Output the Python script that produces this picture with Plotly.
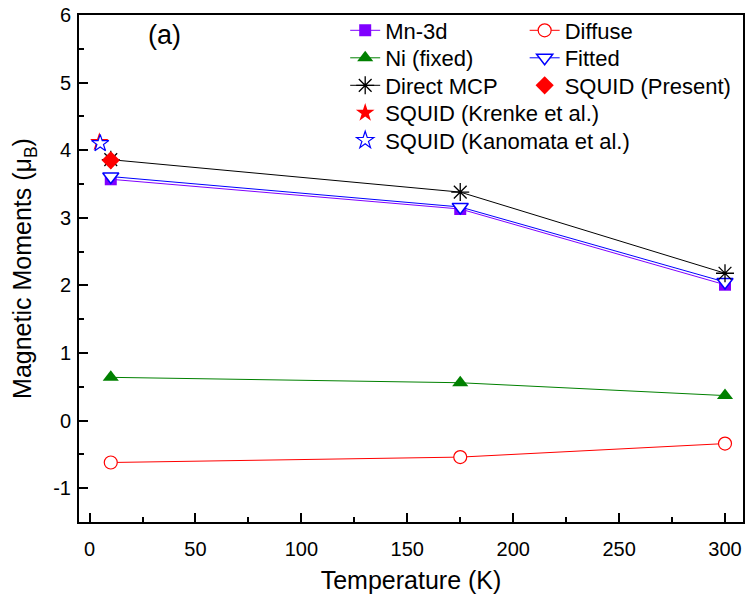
import plotly.graph_objects as go

T = [10, 175, 300]
mn3d = [3.57, 3.13, 2.01]
diffuse = [-0.62, -0.54, -0.34]
ni_fixed = [0.64, 0.56, 0.37]
fitted = [3.61, 3.16, 2.05]
direct_mcp = [3.86, 3.38, 2.18]
squid_present_T = [10]
squid_present = [3.85]
squid_krenke_T = [4.6]
squid_krenke = [4.12]
squid_kanomata_T = [5]
squid_kanomata = [4.10]

xticks = [0, 50, 100, 150, 200, 250, 300]
yticks = [-1, 0, 1, 2, 3, 4, 5, 6]
yticklabels = ["-1", "0", "1", "2", "3", "4", "5", "6"]

FONT = "Liberation Sans, Arial, sans-serif"

W, H = 748, 603
ML, MR, MT, MB = 79, 3, 15, 81
PW, PH = W - ML - MR, H - MT - MB


def px2paper(px, py):
    return (px - ML) / PW, (H - MB - py) / PH


fig = go.Figure()

fig.add_trace(go.Scatter(x=T, y=mn3d, mode="lines+markers", name="Mn-3d",
                         line=dict(color="#8000ff", width=1),
                         marker=dict(symbol="square", size=12, color="#8000ff"),
                         legend="legend"))
fig.add_trace(go.Scatter(x=T, y=diffuse, mode="lines+markers", name="Diffuse",
                         line=dict(color="#ff0000", width=1),
                         marker=dict(symbol="circle", size=13, color="white",
                                     line=dict(color="#ff0000", width=1.2)),
                         legend="legend2"))
fig.add_trace(go.Scatter(x=T, y=ni_fixed, mode="lines+markers", name="Ni (fixed)",
                         line=dict(color="#008000", width=1),
                         marker=dict(symbol="triangle-up", size=14, color="#008000"),
                         legend="legend3"))
fig.add_trace(go.Scatter(x=T, y=fitted, mode="lines+markers", name="Fitted",
                         line=dict(color="#0000ff", width=1),
                         marker=dict(symbol="triangle-down", size=14, color="white",
                                     line=dict(color="#0000ff", width=1.5)),
                         legend="legend4"))
fig.add_trace(go.Scatter(x=T, y=direct_mcp, mode="lines+markers", name="Direct MCP",
                         line=dict(color="black", width=1),
                         marker=dict(symbol="asterisk-open", size=15,
                                     line=dict(color="black", width=1.3)),
                         legend="legend5"))
fig.add_trace(go.Scatter(x=squid_present_T, y=squid_present, mode="markers",
                         name="SQUID (Present)",
                         marker=dict(symbol="diamond", size=14, color="#ff0000"),
                         legend="legend6"))
fig.add_trace(go.Scatter(x=squid_krenke_T, y=squid_krenke, mode="markers",
                         name="SQUID (Krenke et al.)",
                         marker=dict(symbol="star", size=14, color="#ff0000"),
                         legend="legend7"))
fig.add_trace(go.Scatter(x=squid_kanomata_T, y=squid_kanomata, mode="markers",
                         name="SQUID (Kanomata et al.)",
                         marker=dict(symbol="star", size=13, color="white",
                                     line=dict(color="#0000ff", width=1.2)),
                         legend="legend8"))

leg_common = dict(bgcolor="rgba(0,0,0,0)", borderwidth=0,
                  font=dict(family=FONT, size=22, color="black"),
                  orientation="v", xanchor="left", yanchor="middle",
                  itemclick=False, tracegroupgap=0)

col1_x, col2_x = 346, 526
rows_y = [30.5, 58, 85.5, 113, 140.5]
positions = [
    (col1_x, rows_y[0]), (col2_x, rows_y[0]),
    (col1_x, rows_y[1]), (col2_x, rows_y[1]),
    (col1_x, rows_y[2]), (col2_x, rows_y[2]),
    (col1_x, rows_y[3]), (col1_x, rows_y[4]),
]
layout_legends = {}
for i, (px, py) in enumerate(positions):
    name = "legend" if i == 0 else f"legend{i + 1}"
    lx, ly = px2paper(px, py)
    layout_legends[name] = dict(leg_common, x=lx, y=ly)

ax_common = dict(showline=True, linecolor="black", linewidth=2, mirror=True,
                 ticks="inside", ticklen=9, tickwidth=2, tickcolor="black",
                 showgrid=False, zeroline=False,
                 tickfont=dict(family=FONT, size=20, color="black"))

fig.update_layout(
    width=W, height=H,
    margin=dict(l=ML, r=MR, t=MT, b=MB),
    paper_bgcolor="white", plot_bgcolor="white",
    font=dict(family=FONT, color="black"),
    showlegend=True,
    xaxis=dict(ax_common, range=[-5, 308.5], tickvals=xticks,
               ticklabelstandoff=8,
               minor=dict(dtick=25, tick0=0, ticks="inside", ticklen=5,
                          tickwidth=2, tickcolor="black"),
               title=dict(text="Temperature (K)", font=dict(family=FONT, size=25),
                          standoff=12)),
    yaxis=dict(ax_common, range=[-1.5, 6], tickvals=yticks, ticktext=yticklabels,
               ticklabelstandoff=2,
               minor=dict(dtick=0.5, tick0=0, ticks="inside", ticklen=5,
                          tickwidth=2, tickcolor="black"),
               title=dict(text="Magnetic Moments (\u03bc<sub>B</sub>)",
                          font=dict(family=FONT, size=25), standoff=14)),
    annotations=[dict(text="(a)", xref="paper", yref="paper",
                      x=px2paper(165, 35)[0], y=px2paper(165, 35)[1],
                      xanchor="center", yanchor="middle", showarrow=False,
                      font=dict(family=FONT, size=27, color="black"))],
    **layout_legends,
)

fig.write_html("out.html")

INSTRUCTIONS FOR THE TASK - Write down every line from the opening of the listing to the line with "fig = go.Figure()", both included, and nothing else; the pictures are omitted.

SOLUTION BELOW -
Output the Python script that produces this picture with Plotly.
import plotly.graph_objects as go

T = [10, 175, 300]
mn3d = [3.57, 3.13, 2.01]
diffuse = [-0.62, -0.54, -0.34]
ni_fixed = [0.64, 0.56, 0.37]
fitted = [3.61, 3.16, 2.05]
direct_mcp = [3.86, 3.38, 2.18]
squid_present_T = [10]
squid_present = [3.85]
squid_krenke_T = [4.6]
squid_krenke = [4.12]
squid_kanomata_T = [5]
squid_kanomata = [4.10]

xticks = [0, 50, 100, 150, 200, 250, 300]
yticks = [-1, 0, 1, 2, 3, 4, 5, 6]
yticklabels = ["-1", "0", "1", "2", "3", "4", "5", "6"]

FONT = "Liberation Sans, Arial, sans-serif"

W, H = 748, 603
ML, MR, MT, MB = 79, 3, 15, 81
PW, PH = W - ML - MR, H - MT - MB


def px2paper(px, py):
    return (px - ML) / PW, (H - MB - py) / PH


fig = go.Figure()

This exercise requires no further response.